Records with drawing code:
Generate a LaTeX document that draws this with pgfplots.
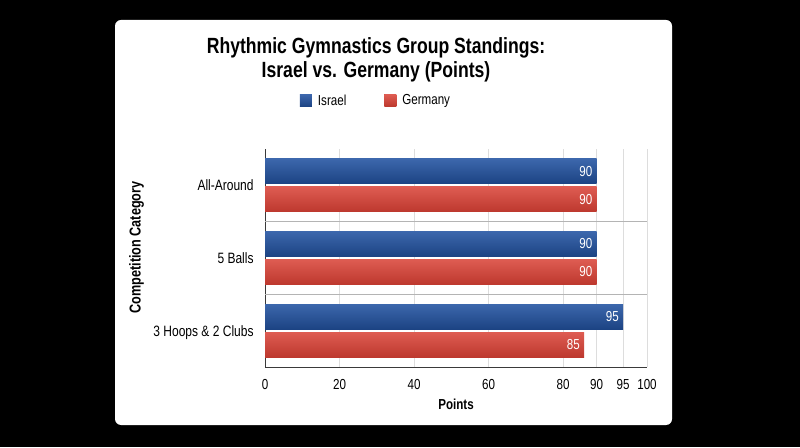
\documentclass[border=0pt]{standalone}
\usepackage{fontspec}
\setmainfont{Liberation Sans}[FakeStretch=0.80]
\usepackage{pgfplots}
\pgfplotsset{compat=1.18}
\definecolor{israelTop}{HTML}{3C67AC}
\definecolor{israelBot}{HTML}{1C4383}
\definecolor{germanyTop}{HTML}{DE5C52}
\definecolor{germanyBot}{HTML}{BD382E}
\definecolor{gridgray}{HTML}{DDDDDD}
\definecolor{sepgray}{HTML}{B4B4B4}
\definecolor{axisgray}{HTML}{3A3A3A}
\begin{document}
\begin{tikzpicture}[x=1pt,y=1pt]
\fill[black] (0,0) rectangle (800,447);
\fill[white, rounded corners=6pt] (115,22) rectangle (672,427);
\node[anchor=base, font=\bfseries\fontsize{22}{24}\selectfont] at (376,393) {Rhythmic Gymnastics Group Standings:};
\node[anchor=base, font=\bfseries\fontsize{22}{24}\selectfont] at (376,369) {Israel vs. Germany (Points)};
\begin{axis}[
  at={(265pt,80pt)}, anchor=south west,
  scale only axis, width=382pt, height=218pt,
  xmin=0, xmax=100, ymin=-0.5, ymax=2.5,
  x coord trafo/.code={\pgfmathparse{(3.725*min(#1,80)+4.2*max(0,min(#1,85)-80)+2.5*max(0,min(#1,90)-85)+5.3*max(0,min(#1,95)-90)+4.8*max(0,#1-95))/3.82}},
  axis x line=bottom, axis y line=left,
  axis line style={-, draw=axisgray, line width=0.9pt},
  xtick={0,20,40,60,80,90,95,100},
  xticklabels={0,20,40,60,80,90,95,100},
  xtick style={draw=none},
  xmajorgrids, major grid style={draw=gridgray, line width=0.8pt},
  ytick={0,1,2},
  yticklabels={3 Hoops \& 2 Clubs, 5 Balls, All-Around},
  ytick style={draw=none},
  extra y ticks={0.5,1.5},
  extra y tick labels={},
  extra y tick style={ymajorgrids, major grid style={draw=sepgray, line width=0.8pt}, tick style={draw=sepgray, line width=0.8pt}, major tick length=115pt, tick align=outside},
  xticklabel style={font=\fontsize{14.5}{16}\selectfont, anchor=base, yshift=-20pt, inner sep=0pt},
  yticklabel style={font=\fontsize{15}{17}\selectfont, anchor=base east, inner sep=0pt, xshift=-7pt, yshift=-5.5pt},
  xlabel={Points},
  xlabel style={font=\bfseries\fontsize{14.5}{16}\selectfont, at={(axis description cs:0.5,0)}, anchor=center, yshift=-37pt},
  ylabel={Competition Category},
  ylabel style={font=\bfseries\fontsize{15.8}{17}\selectfont, at={(axis description cs:-0.3364,0.548)}, anchor=center},
  xbar, bar width=25pt,
  point meta=explicit symbolic,
  nodes near coords,
  every node near coord/.append style={anchor=east, text=white, font=\fontsize{14.5}{16}\selectfont, inner sep=2pt, xshift=-2pt},
  legend style={at={(axis description cs:0.2906,1)}, anchor=center, yshift=48.5pt, draw=none, fill=none, font=\fontsize{14.5}{17}\selectfont, /tikz/every even column/.append style={column sep=36pt}, /tikz/every odd column/.append style={column sep=4pt}},
  legend columns=2,
  israel/.style={draw=none, top color=israelTop, bottom color=israelBot, bar shift=14pt},
  germany/.style={draw=none, top color=germanyTop, bottom color=germanyBot, bar shift=-14pt},
]
\addplot[israel, legend image code/.code={\fill[israelBot!65!israelTop] (0pt,-6pt) rectangle (12pt,6pt);}]
  coordinates {(90,2) [90]};
\addlegendentry{Israel}
\addplot[germany, legend image code/.code={\fill[germanyBot!55!germanyTop] (0pt,-6pt) rectangle (12pt,6pt);}]
  coordinates {(90,2) [90]};
\addlegendentry{Germany}
\addplot[israel, forget plot] coordinates {(90,1) [90]};
\addplot[germany, forget plot] coordinates {(90,1) [90]};
\addplot[israel, forget plot] coordinates {(95,0) [95]};
\addplot[germany, forget plot] coordinates {(85,0) [85]};
\end{axis}
\end{tikzpicture}
\end{document}
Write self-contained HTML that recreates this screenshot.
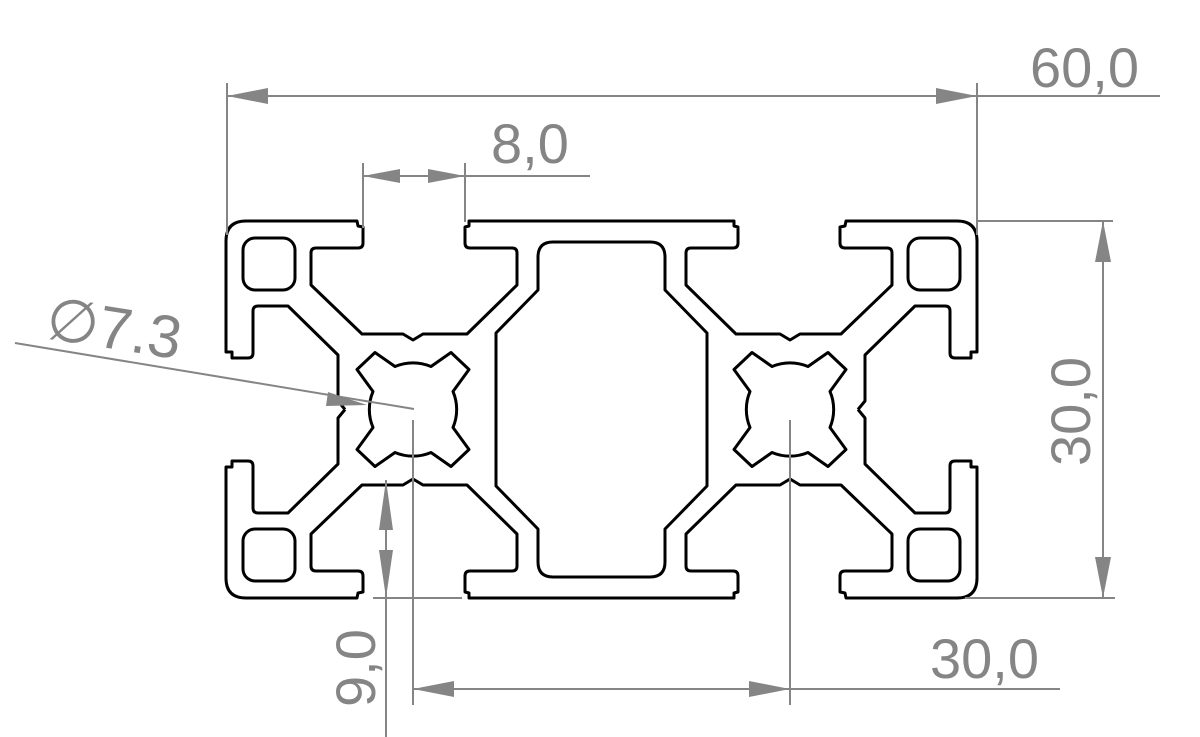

__TASK REQUIREMENTS__
Leave the pictures out, and transcribe each of the records exactly.

__TASK SOLUTION__
Generate a LaTeX document that draws this with pgfplots.
\documentclass[border=0pt]{standalone}
\usepackage{fontspec}
\setmainfont{Liberation Sans}[FakeStretch=0.80]
\usepackage{pgfplots}
\pgfplotsset{compat=1.18}
\definecolor{israelTop}{HTML}{3C67AC}
\definecolor{israelBot}{HTML}{1C4383}
\definecolor{germanyTop}{HTML}{DE5C52}
\definecolor{germanyBot}{HTML}{BD382E}
\definecolor{gridgray}{HTML}{DDDDDD}
\definecolor{sepgray}{HTML}{B4B4B4}
\definecolor{axisgray}{HTML}{3A3A3A}
\begin{document}
\begin{tikzpicture}[x=1pt,y=1pt]
\fill[black] (0,0) rectangle (800,447);
\fill[white, rounded corners=6pt] (115,22) rectangle (672,427);
\node[anchor=base, font=\bfseries\fontsize{22}{24}\selectfont] at (376,393) {Rhythmic Gymnastics Group Standings:};
\node[anchor=base, font=\bfseries\fontsize{22}{24}\selectfont] at (376,369) {Israel vs. Germany (Points)};
\begin{axis}[
  at={(265pt,80pt)}, anchor=south west,
  scale only axis, width=382pt, height=218pt,
  xmin=0, xmax=100, ymin=-0.5, ymax=2.5,
  x coord trafo/.code={\pgfmathparse{(3.725*min(#1,80)+4.2*max(0,min(#1,85)-80)+2.5*max(0,min(#1,90)-85)+5.3*max(0,min(#1,95)-90)+4.8*max(0,#1-95))/3.82}},
  axis x line=bottom, axis y line=left,
  axis line style={-, draw=axisgray, line width=0.9pt},
  xtick={0,20,40,60,80,90,95,100},
  xticklabels={0,20,40,60,80,90,95,100},
  xtick style={draw=none},
  xmajorgrids, major grid style={draw=gridgray, line width=0.8pt},
  ytick={0,1,2},
  yticklabels={3 Hoops \& 2 Clubs, 5 Balls, All-Around},
  ytick style={draw=none},
  extra y ticks={0.5,1.5},
  extra y tick labels={},
  extra y tick style={ymajorgrids, major grid style={draw=sepgray, line width=0.8pt}, tick style={draw=sepgray, line width=0.8pt}, major tick length=115pt, tick align=outside},
  xticklabel style={font=\fontsize{14.5}{16}\selectfont, anchor=base, yshift=-20pt, inner sep=0pt},
  yticklabel style={font=\fontsize{15}{17}\selectfont, anchor=base east, inner sep=0pt, xshift=-7pt, yshift=-5.5pt},
  xlabel={Points},
  xlabel style={font=\bfseries\fontsize{14.5}{16}\selectfont, at={(axis description cs:0.5,0)}, anchor=center, yshift=-37pt},
  ylabel={Competition Category},
  ylabel style={font=\bfseries\fontsize{15.8}{17}\selectfont, at={(axis description cs:-0.3364,0.548)}, anchor=center},
  xbar, bar width=25pt,
  point meta=explicit symbolic,
  nodes near coords,
  every node near coord/.append style={anchor=east, text=white, font=\fontsize{14.5}{16}\selectfont, inner sep=2pt, xshift=-2pt},
  legend style={at={(axis description cs:0.2906,1)}, anchor=center, yshift=48.5pt, draw=none, fill=none, font=\fontsize{14.5}{17}\selectfont, /tikz/every even column/.append style={column sep=36pt}, /tikz/every odd column/.append style={column sep=4pt}},
  legend columns=2,
  israel/.style={draw=none, top color=israelTop, bottom color=israelBot, bar shift=14pt},
  germany/.style={draw=none, top color=germanyTop, bottom color=germanyBot, bar shift=-14pt},
]
\addplot[israel, legend image code/.code={\fill[israelBot!65!israelTop] (0pt,-6pt) rectangle (12pt,6pt);}]
  coordinates {(90,2) [90]};
\addlegendentry{Israel}
\addplot[germany, legend image code/.code={\fill[germanyBot!55!germanyTop] (0pt,-6pt) rectangle (12pt,6pt);}]
  coordinates {(90,2) [90]};
\addlegendentry{Germany}
\addplot[israel, forget plot] coordinates {(90,1) [90]};
\addplot[germany, forget plot] coordinates {(90,1) [90]};
\addplot[israel, forget plot] coordinates {(95,0) [95]};
\addplot[germany, forget plot] coordinates {(85,0) [85]};
\end{axis}
\end{tikzpicture}
\end{document}
Write self-contained HTML that recreates this screenshot.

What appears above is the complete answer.